We have a women's prison by the highway here, and there are signs DO NOT PICK UP HITCHHIKERS, PRISON NEARBY.
0 Replies
 
edgarblythe
 
  1  
Reply Sat 29 Mar, 2003 11:04 pm
One aspect of hitch hiking not touched on here is getting picked up by folks wanting sex. One woman picked me up and right away began a leading conversation. When I dozed off instead of taking the bait, she put me back on the road.
Homosexuals often have an eye out for the young man out there also. "Not that there's anything wrong with that," as Sienfeld says - But, I was out there to go some place, not be serviced by these guys. On one occasion one of them asked me to drive for him. He soon decided to place a hand on my leg. When I told him to stop he pulled a knife on me. It was so unexpected I almost wrecked the car. It was his wish to stop at a motel, in Alpine, Tex. I believe it was. I agreed while the knife was on me, but as soon as we got out before the motel I walked back to the road and began hitching again.
0 Replies
 
cicerone imposter
 
  1  
Reply Sat 29 Mar, 2003 11:50 pm
edgar, Geesh, you sure did attract some funny guys to pick you up. I did a whole lot of hitch-hiking, and the people were always very pleasant. I remember once hitch-hiking from Travis AFB to San Mateo to see my girlfriend, and got picked up by two new Caddies. One was a airline pilot, and he was telling me about the good money he was making. When I was driving from Chicago to California, I picked up a Marine going back to base in San Diego, and he helped with the driving which was great. I guess those days are gone; it's too dangerous to pick up anybody on the road. c.i.
0 Replies
 
Walter Hinteler
 
  1  
Reply Sun 30 Mar, 2003 01:13 am
I think, you are right, c.i., those days are gone!

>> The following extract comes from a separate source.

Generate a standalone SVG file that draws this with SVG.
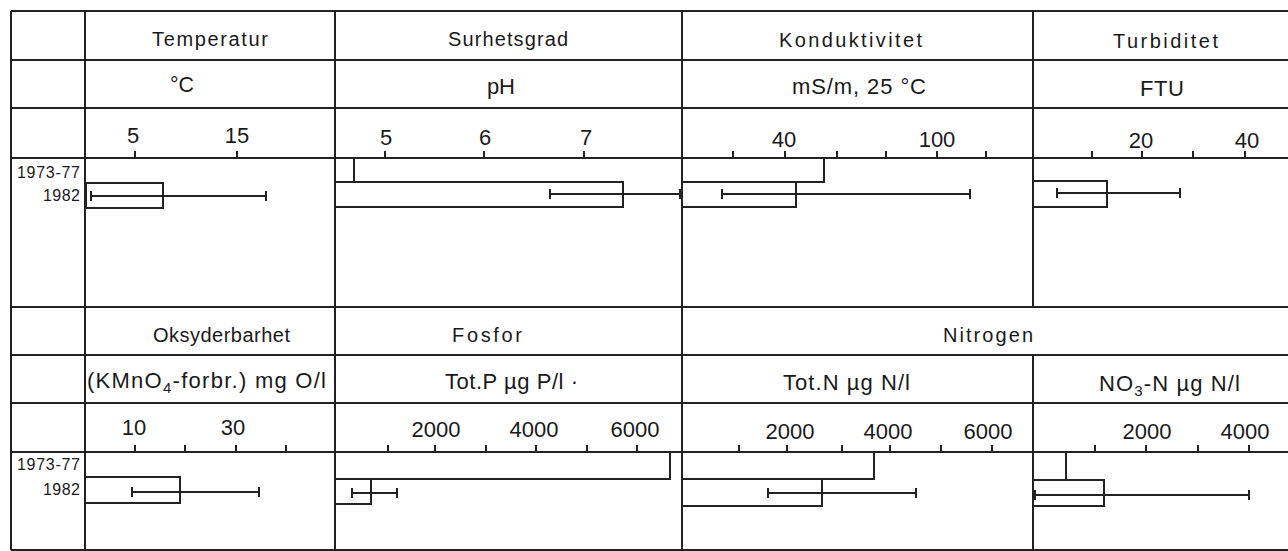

25, 30 years back, I picked up anybody (well, nearly). Used to have a red button on the front window, showing that I was "doing public local traffic" [very common especially in university towns].

Did some hitch hiking myself as well, mostly in the UK. (And got there even a lift in a Rolls Royce.) Made thus the acquaintance of some very nice people, for instance the daughter of a real Marques (and thus got a invited to the beach party in her parents holiday villa).
0 Replies
 
Jim
 
  1  
Reply Sun 30 Mar, 2003 04:30 am
I've only hitchhiked twice. The first time was in '76 - the pledges in our fraternity would grab upperclassmen, drive a couple of hundred miles, and dump them in the middle of nowhere. I was one of the lucky winners, and wound up outside of Raton, New Mexico. Took all day to get back to the Denver area.

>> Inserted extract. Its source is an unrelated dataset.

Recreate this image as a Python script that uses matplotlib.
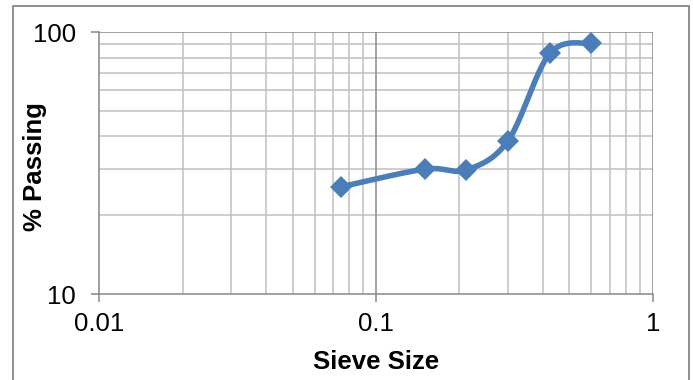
import numpy as np
import matplotlib
matplotlib.use("Agg")
import matplotlib.pyplot as plt
from matplotlib.patches import Rectangle
from matplotlib.ticker import FixedLocator, NullFormatter, FixedFormatter

plt.rcParams["font.family"] = ["Liberation Sans", "DejaVu Sans"]

# Grain-size distribution
sieve_size = [0.075, 0.15, 0.212, 0.3, 0.425, 0.6]
percent_passing = [25.7, 30.0, 29.8, 38.5, 83.1, 90.8]

x_ticks = [0.01, 0.1, 1]
x_tick_labels = ["0.01", "0.1", "1"]
y_ticks = [10, 100]
y_tick_labels = ["10", "100"]

LINE_BLUE = "#4A7EBB"
MAJOR_GRID = "#878787"
MINOR_GRID = "#C0C0C0"


def smooth_curve(xs, ys, n=40):
    """Catmull-Rom style Bezier smoothing carried out in log-log space."""
    lx = np.log10(xs)
    ly = np.log10(ys)
    pts = np.column_stack([lx, ly])
    out = []
    m = len(pts)
    for i in range(m - 1):
        p0 = pts[i - 1] if i > 0 else pts[i]
        p1 = pts[i]
        p2 = pts[i + 1]
        p3 = pts[i + 2] if i + 2 < m else pts[i + 1]
        c1 = p1 + (p2 - p0) / 6.0
        c2 = p2 - (p3 - p1) / 6.0
        t = np.linspace(0, 1, n)[:, None]
        seg = ((1 - t) ** 3) * p1 + 3 * ((1 - t) ** 2) * t * c1 \
            + 3 * (1 - t) * t ** 2 * c2 + t ** 3 * p2
        out.append(seg if i == 0 else seg[1:])
    curve = np.vstack(out)
    return 10 ** curve[:, 0], 10 ** curve[:, 1]


fig = plt.figure(figsize=(6.93, 3.80), dpi=100)
ax = fig.add_axes([99.3 / 693, 1 - 294 / 380, (652.7 - 99.3) / 693, (294 - 32.3) / 380])

ax.set_xscale("log")
ax.set_yscale("log")
ax.set_xlim(0.01, 1)
ax.set_ylim(10, 100)

# grid lines
minor_x = [k * 10.0 ** e for e in (-2, -1) for k in range(2, 10)]
minor_y = [k * 10.0 for k in range(2, 10)]
for v in minor_x:
    ax.axvline(v, color=MINOR_GRID, lw=1.1, zorder=1)
for v in minor_y:
    ax.axhline(v, color=MINOR_GRID, lw=1.1, zorder=1)
ax.axvline(0.1, color=MAJOR_GRID, lw=1.1, zorder=1.5)
ax.axhline(100, color=MAJOR_GRID, lw=1.1, zorder=1.5)
ax.axvline(1, color=MAJOR_GRID, lw=1.1, zorder=1.5)

cx, cy = smooth_curve(sieve_size, percent_passing)
ax.plot(cx, cy, color=LINE_BLUE, lw=4.0, solid_capstyle="round", zorder=3)
ax.plot(sieve_size, percent_passing, linestyle="none", marker="D",
        markersize=11, color=LINE_BLUE, markeredgewidth=0, zorder=4)

for side in ("top", "right"):
    ax.spines[side].set_visible(False)
for side in ("left", "bottom"):
    ax.spines[side].set_color(MAJOR_GRID)
    ax.spines[side].set_linewidth(1.1)

ax.xaxis.set_major_locator(FixedLocator(x_ticks))
ax.xaxis.set_major_formatter(FixedFormatter(x_tick_labels))
ax.yaxis.set_major_locator(FixedLocator(y_ticks))
ax.yaxis.set_major_formatter(FixedFormatter(y_tick_labels))
ax.xaxis.set_minor_locator(FixedLocator([]))
ax.yaxis.set_minor_locator(FixedLocator([]))
ax.xaxis.set_minor_formatter(NullFormatter())
ax.yaxis.set_minor_formatter(NullFormatter())
ax.tick_params(axis="both", which="major", direction="out", length=5.8,
               width=1.1, color=MAJOR_GRID, labelsize=18.5, labelcolor="black")
ax.tick_params(axis="y", pad=11)
ax.tick_params(axis="x", pad=7)

ax.set_xlabel("Sieve Size", fontsize=18.5, fontweight="bold", labelpad=10.5)
ax.set_ylabel("% Passing", fontsize=18.5, fontweight="bold")
ax.yaxis.set_label_coords((47 - 99.3) / 553.4, 0.487)

# chart-area frame
fig.patches.append(Rectangle((13.3 / 693, -0.05), (689 - 13.3) / 693, 1.05 - 5.7 / 380,
                             transform=fig.transFigure, fill=False,
                             edgecolor=MAJOR_GRID, lw=1.3))

fig.savefig("out.png", dpi=100)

The second time was when I was just out of school and working in the Farmington, New Mexico area. I drove up to Mesa Verde to play tourist, and the car died on the drive back. A kind rancher and his family gave me a ride back to town.

It's been awhile since I've picked a hitchhiker up (living overseas 46 weeks out of the year doesn't give me much of an opportunity). My general rule of thumb is that it has to be a pretty serious situation if I didn't. Once I was out in the middle of nowhere around four corners, it was dusk and a storm front was rolling in, and I saw two kids who were obviously Mormon missionaries hitchhiking. I figured the worse thing the kids could do was preach at me, and it could easily be life threatening if no one gave them a ride. They were kind enough to reciprocate by not preaching.
0 Replies
 
Walter Hinteler
 
  1  
Reply Sun 30 Mar, 2003 06:04 am
Well, after that mentioned ride with the RR, I met two Jehowas witnesses, who where hitch hiking through the south of England as well.
We made a contract that no-one was going to persuade the other - and started a wonderful week walking through Cornwall together.
0 Replies
 
edgarblythe
 
  1  
Reply Sun 30 Mar, 2003 07:57 am
I had one young man pick me up somewhere in the midwest who offered to let me sleep at his home overnight. We ate dinner with his family, then he began hinting he would like to put me back on the road instead of letting me sleep there. I pretended not to get it, despite the fact he seemed very nervous about the prospect. As it turns out, I didn't rob or murder anybody.
Also, in Abiline Kansas I asked a lady in a restaurant if I could work off a meal. She said there was a cot in the back; I could rest until time. Then she fed me a breakfast and dinner combination double what a customer would have gotten. The work was to sling a dirty mop around the floor. She wouldn't let me take the time to do a good job. Wonderful person.
0 Replies
 
edgarblythe
 
  1  
Reply Thu 25 Dec, 2003 11:11 am
I thought maybe some of our newer members would want to add to the thread.